Eating according to the 5 seasons is one way that Chinese Medicine uses food and the elemental surround in order to harmonize the body. This way of eating, known as shi liao or food therapy, is a traditional method to prevent and sometimes cure illness. Each of the five seasons has a corresponding yin and yang pair of meridians. Meridians are channels of energy that are used in an acupuncture treatment. Food, the time of year, emotions, and even physical trauma can affect the meridians.
Autumn traditionally lies within the domain of the metal element. The yin and yang meridians that are most sensitive and active during this time are the lung and the large intestine. Chinese Medicine says that the lungs govern the opening and closing of the pores of our skin. If the lungs are weak, the skin and protective field of the body is also weak. This often times can be translated into a weakened or imbalanced immune system. The large intestine, the pair meridian of the lung channel, can also manifest its distress through the skin. Both the lungs and the large intestine of the metal element control three major pathways of elimination in the body: exhalation, sweating, and elimination of toxins through the skin and complete bowel movements via the colon. The fourth pathway of elimination is through urination.
Following the Body Ecology Diet’s Seven Principles is crucial in maintaining a healthy metal element. By maximizing digestive function with alkaline, properly food-combined meals, the large intestine increases its ability to efficiently eliminate toxicity. It is important to note that candida-fighting strains of beneficial yeast, like saccharomyces cerevisiae and saccharomyces boulardii, as found in the Body Ecology probiotic beverages, can aid in cleaning the intestines of systemic infection that inhibits the overall strength of the metal element throughout the body.
Breathe easy this fall!Use the principles of Chinese medicine to detoxify your body each day to boost your immunity and improve your energy.
With each inhale, there is an exhale. Very simply, the lungs tell the story of receiving and releasing. Have you ever tried to inhale more air without first letting go of the air already inside your lungs? You may be able to squeeze a little more air in, but at some point in order to fully inhale, you find that you have to exhale. While spring is generally regarded as the best time to cleanse, both the lungs and the large intestine strongly demonstrate the necessity to release not only physical but emotional toxins that accumulate in the system on a more transient, day-to-day basis. Anything that does not move in the system stagnates and eventually becomes toxic. This is why clinically, in Chinese medicine constipation can reflect an inability to let go.
The various systems in our body are all unified. When you help one system physically, you also help it energetically. According to shi liao or Chinese food therapy, pungent flavor enters the lungs. Pungency generates warmth and moves blood stagnation. Members of the onion family, watercress, mustard, and horseradish are all pungent. They are also rich in sulfur. As a Chinese herb, sulfur enters the kidney and large intestine meridians. It restores vital energy, can be anti-parasitic, and is blood purifying.

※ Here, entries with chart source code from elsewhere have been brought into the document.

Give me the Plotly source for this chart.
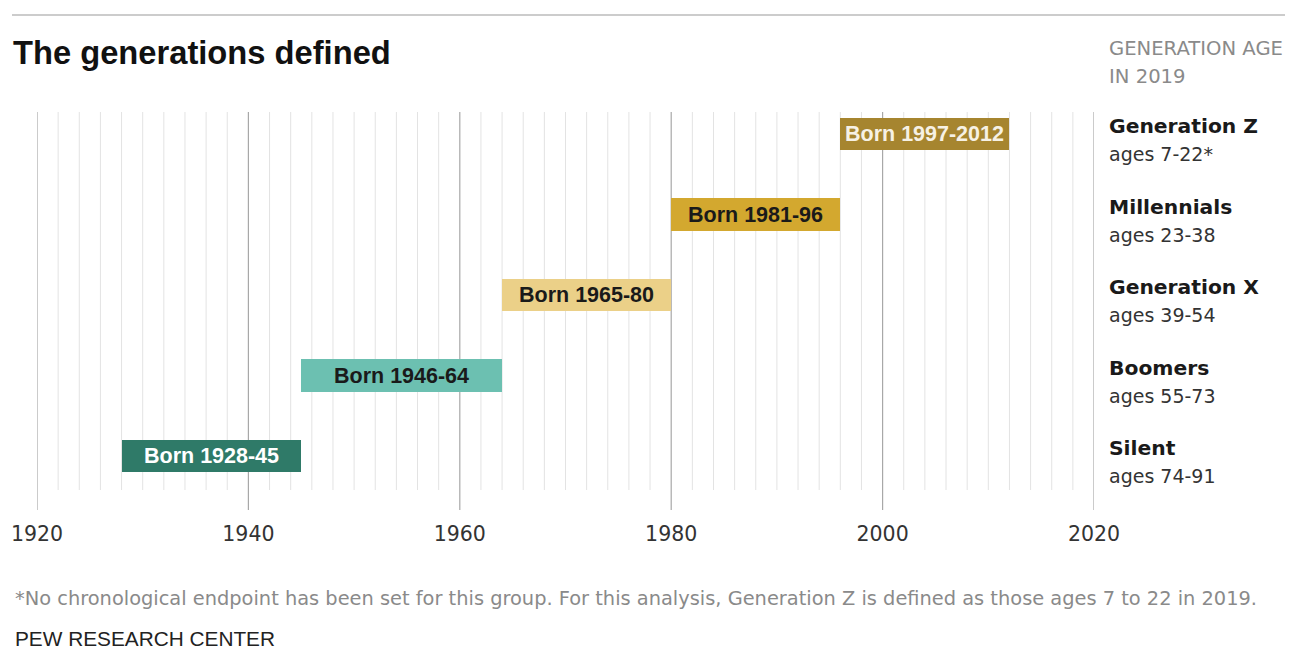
import plotly.graph_objects as go

# Generations, bottom to top
generations = ["Silent", "Boomers", "Generation X", "Millennials", "Generation Z"]
birth_start = [1928, 1946, 1965, 1981, 1997]
birth_end = [1945, 1964, 1980, 1996, 2012]
age_ranges = ["ages 74-91", "ages 55-73", "ages 39-54", "ages 23-38", "ages 7-22*"]
bar_colors = ["#2f7a68", "#6cc0b1", "#ebd088", "#d3a82f", "#a6852f"]
label_colors = ["#ffffff", "#1a1a1a", "#1a1a1a", "#1a1a1a", "#f6f1e4"]
year_ticks = [1920, 1940, 1960, 1980, 2000, 2020]

W, H = 1311, 659
L, R, T, B = 37, 217, 112, 149
plot_w = W - L - R
plot_h = H - T - B


def px_x(p):
    return (p - L) / plot_w


def px_y(p):
    return (H - B - p) / plot_h


# Each bar runs on from where the previous generation ends
bar_base = [birth_start[0]] + birth_end[:-1]
bar_len = [e - b for b, e in zip(bar_base, birth_end)]
ypos = list(range(len(generations)))

fig = go.Figure()
fig.add_trace(go.Bar(
    y=ypos,
    x=bar_len,
    base=bar_base,
    orientation="h",
    width=0.4,
    marker=dict(color=bar_colors, line=dict(width=0)),
    hoverinfo="skip",
    showlegend=False,
))

shapes = []
# minor gridlines every two years
for yr in range(1922, 2020, 2):
    if yr % 20 == 0:
        continue
    shapes.append(dict(type="line", xref="x", yref="paper", x0=yr, x1=yr,
                       y0=px_y(490), y1=1, line=dict(color="#e3e3e3", width=1),
                       layer="below"))
# major gridlines
for yr in year_ticks:
    shapes.append(dict(type="line", xref="x", yref="paper", x0=yr, x1=yr,
                       y0=0, y1=1, line=dict(color="#a8a8a8", width=1.2),
                       layer="below"))
# top rule
shapes.append(dict(type="line", xref="paper", yref="paper",
                   x0=px_x(12), x1=px_x(1285), y0=px_y(15), y1=px_y(15),
                   line=dict(color="#cccccc", width=2)))

annotations = []
# bar labels
for i, g in enumerate(generations):
    s = str(birth_start[i])
    e = str(birth_end[i])
    end_txt = e if e[:2] != s[:2] else e[2:]
    annotations.append(dict(
        x=(bar_base[i] + birth_end[i]) / 2, y=i, xref="x", yref="y",
        text=f"<b>Born {s}-{end_txt}</b>", showarrow=False,
        font=dict(family="Liberation Sans, Arial", size=21.5, color=label_colors[i]),
        xanchor="center", yanchor="middle",
    ))
    # generation names and ages on the right
    annotations.append(dict(
        x=px_x(1107), y=i, xref="paper", yref="y", yshift=8,
        text=f"<b>{g}</b>", showarrow=False,
        font=dict(family="DejaVu Sans", size=20.3, color="#1a1a1a"),
        xanchor="left", yanchor="middle",
    ))
    annotations.append(dict(
        x=px_x(1107), y=i, xref="paper", yref="y", yshift=-20,
        text=age_ranges[i], showarrow=False,
        font=dict(family="DejaVu Sans", size=19, color="#333333"),
        xanchor="left", yanchor="middle",
    ))

annotations += [
    dict(x=px_x(11), y=px_y(52), xref="paper", yref="paper",
         text="<b>The generations defined</b>", showarrow=False,
         font=dict(family="Liberation Sans, Arial", size=32.7, color="#111111"),
         xanchor="left", yanchor="middle"),
    dict(x=px_x(1107), y=px_y(49), xref="paper", yref="paper",
         text="GENERATION AGE", showarrow=False,
         font=dict(family="DejaVu Sans", size=19.6, color="#8a8a8a"),
         xanchor="left", yanchor="middle"),
    dict(x=px_x(1107), y=px_y(76), xref="paper", yref="paper",
         text="IN 2019", showarrow=False,
         font=dict(family="DejaVu Sans", size=19.6, color="#8a8a8a"),
         xanchor="left", yanchor="middle"),
    dict(x=px_x(13), y=px_y(598), xref="paper", yref="paper",
         text="*No chronological endpoint has been set for this group. For this analysis, "
              "Generation Z is defined as those ages 7 to 22 in 2019.",
         showarrow=False,
         font=dict(family="DejaVu Sans", size=19.4, color="#8a8a8a"),
         xanchor="left", yanchor="middle"),
    dict(x=px_x(13), y=px_y(638), xref="paper", yref="paper",
         text="PEW RESEARCH CENTER", showarrow=False,
         font=dict(family="Liberation Sans", size=20.8, color="#222222"),
         xanchor="left", yanchor="middle"),
]

span = plot_h / 80.5  # plot height in category units
y_lo = -(510 - 456) / 80.5

fig.update_layout(
    width=W, height=H,
    margin=dict(l=L, r=R, t=T, b=B, pad=0),
    paper_bgcolor="white", plot_bgcolor="white",
    shapes=shapes, annotations=annotations,
    bargap=0,
    xaxis=dict(range=[1920, 2020], tickvals=year_ticks, ticks="", showgrid=False,
               zeroline=False, showline=False,
               tickfont=dict(family="DejaVu Sans", size=20.5, color="#333333"),
               ticklabelstandoff=9, fixedrange=True),
    yaxis=dict(range=[y_lo, y_lo + span], showticklabels=False, ticks="",
               showgrid=False, zeroline=False, showline=False, fixedrange=True),
)

fig.write_html("out.html")
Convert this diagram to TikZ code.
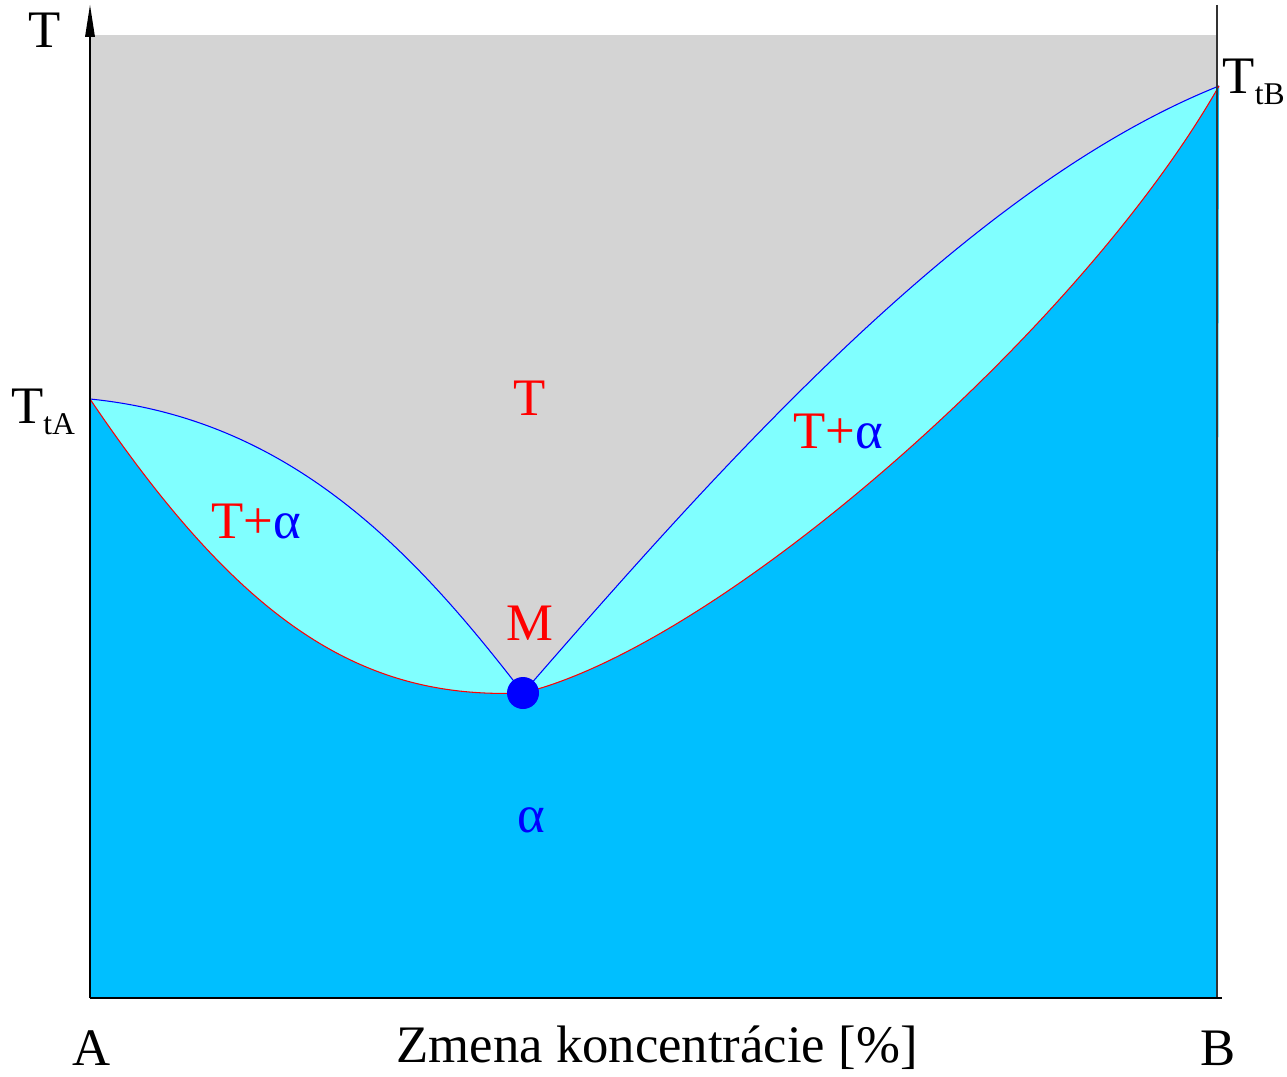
\documentclass[tikz,border=0pt]{standalone}
\usepackage{fontspec}
\setmainfont{LiberationSerif}[Extension=.ttf,UprightFont=*-Regular,BoldFont=*-Bold,ItalicFont=*-Italic]
\usetikzlibrary{arrows.meta}
\definecolor{phgray}{RGB}{212,212,212}
\definecolor{phlight}{RGB}{128,255,255}
\definecolor{phdeep}{RGB}{0,191,255}
\definecolor{phblue}{RGB}{0,0,255}
\definecolor{phred}{RGB}{255,0,0}
\newcommand\phsub[1]{\raisebox{-6pt}{\fontsize{18}{20}\selectfont #1}}
\begin{document}
\begin{tikzpicture}[x=0.02cm,y=-0.02cm,
  phlabel/.style={font=\fontsize{30}{36}\selectfont,inner sep=0pt},
  phliq/.style={phblue,line width=0.6pt},
  phsol/.style={phred,line width=0.6pt},
  phaxis/.style={black,line width=1pt}
]
  \useasboundingbox (0,0) rectangle (1287,1077);

  % Key points
  \coordinate (TtA) at (90,399);
  \coordinate (TtB) at (1219,86);
  \coordinate (M) at (523,693);
  \coordinate (BL) at (90,998);
  \coordinate (BR) at (1217,998);
  \coordinate (Ttop) at (90,5);

  % Melt region
  \fill[phgray] (90,35) rectangle (BR);

  % Two-phase region (below liquidus)
  \fill[phlight] (TtA) .. controls (290,419) and (413,550) .. (M)
    .. controls (723,463) and (969,186) .. (TtB) -- (BR) -- (BL) -- cycle;

  % Solid region (below solidus)
  \fill[phdeep] (TtA) .. controls (240,621) and (360,700) .. (M)
    .. controls (720,645) and (1080,330) .. (TtB) -- (BR) -- (BL) -- cycle;

  % Liquidus and solidus
  \draw[phliq] (TtA) .. controls (290,419) and (413,550) .. (M)
    .. controls (723,463) and (969,186) .. (TtB);
  \draw[phsol] (TtA) .. controls (240,621) and (360,700) .. (M)
    .. controls (720,645) and (1080,330) .. (TtB);

  % Axes
  \draw[phaxis] (BL) -- (90,36);
  \fill[black] (Ttop) -- (95,37) -- (85,37) -- cycle;
  \draw[black!80,line width=0.6pt] (1217,5) -- (BR);
  \draw[phaxis] (BL) -- (1222,998);

  % Eutectic-like point
  \fill[phblue] (M) circle (16);

  % Labels
  \node[phlabel] (lT) at (45,30) {T};
  \node[phlabel] (lTtA) at (43,412) {T\phsub{tA}};
  \node[phlabel,anchor=east] (lTtB) at (1285,82) {T\phsub{tB}};
  \node[phlabel,text=phred] (lmelt) at (530,398) {T};
  \node[phlabel] (lmixA) at (256,521) {\textcolor{phred}{T+}\textcolor{phblue}{α}};
  \node[phlabel] (lmixB) at (838,432) {\textcolor{phred}{T+}\textcolor{phblue}{α}};
  \node[phlabel,text=phred] (lM) at (530,623) {M};
  \node[phlabel,text=phblue] (lsol) at (531,820) {α};
  \node[phlabel] (lA) at (92,1048) {A};
  \node[phlabel] (lB) at (1218,1048) {B};
  \node[phlabel] (lx) at (657,1048) {Zmena koncentrácie [\%]};
\end{tikzpicture}
\end{document}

The sushi condiment wasabi, also known as Japanese horseradish, is extremely sulfur-rich, containing phyto-chemicals called isothiocyanates. Plant physiologist, Gina Mohammed, reports that phyto-chemicals found in the wasabi plant (Wasabia japonia) are antibacterial, antifungal, and are particularly effective in inhibiting blood coagulation. She also points to the fact that modern research is investigating isothiocyanates’ ability to stop the development of certain cancers. In Green Pharmacy, James Duke recommends wasabi to clear the sinuses and alleviate hay fever. Classic Chinese text says that the nose is the doorway to the lungs. Adding sulfur-rich foods is one of the best ways to support your body’s pathways of elimination, assist your immune system, relieve inflammation, and strengthen the deeper energetics of your body’s metal element.
Body Ecology’s LivAmend contains 50 mg of wasabi powder and 12,000 ppm of isothiocyanates. It also has extracts of artichoke, sarsaparilla, and milk thistle. Sarsaparilla is a potent blood purifier, while both artichoke and milk thistle are largely researched and used for their ability to both protect and detoxify the liver. According to Chinese medicine, when the liver becomes congested, it can overact on the lungs and impair their function.LivAmend has a rare combination of herbs that gently and powerfully support the body’s ability to cleanse and detoxify. This becomes especially important if you are new to the Body Ecology Diet or find yourself going on and off the diet.
Often we can bounce from being on and then off the diet because our systems are still moving toxins and pathogens out of the body. The body will normally detoxify in layers. Over time, as you become more sensitive, making food choices according to what your body needs, rather than what it wants, becomes effortless. As we settle into the autumn season and prepare to welcome winter, incorporating BED principles and supplements with 5 element food therapy allows us to move through the seasons with ease and enjoy optimum health!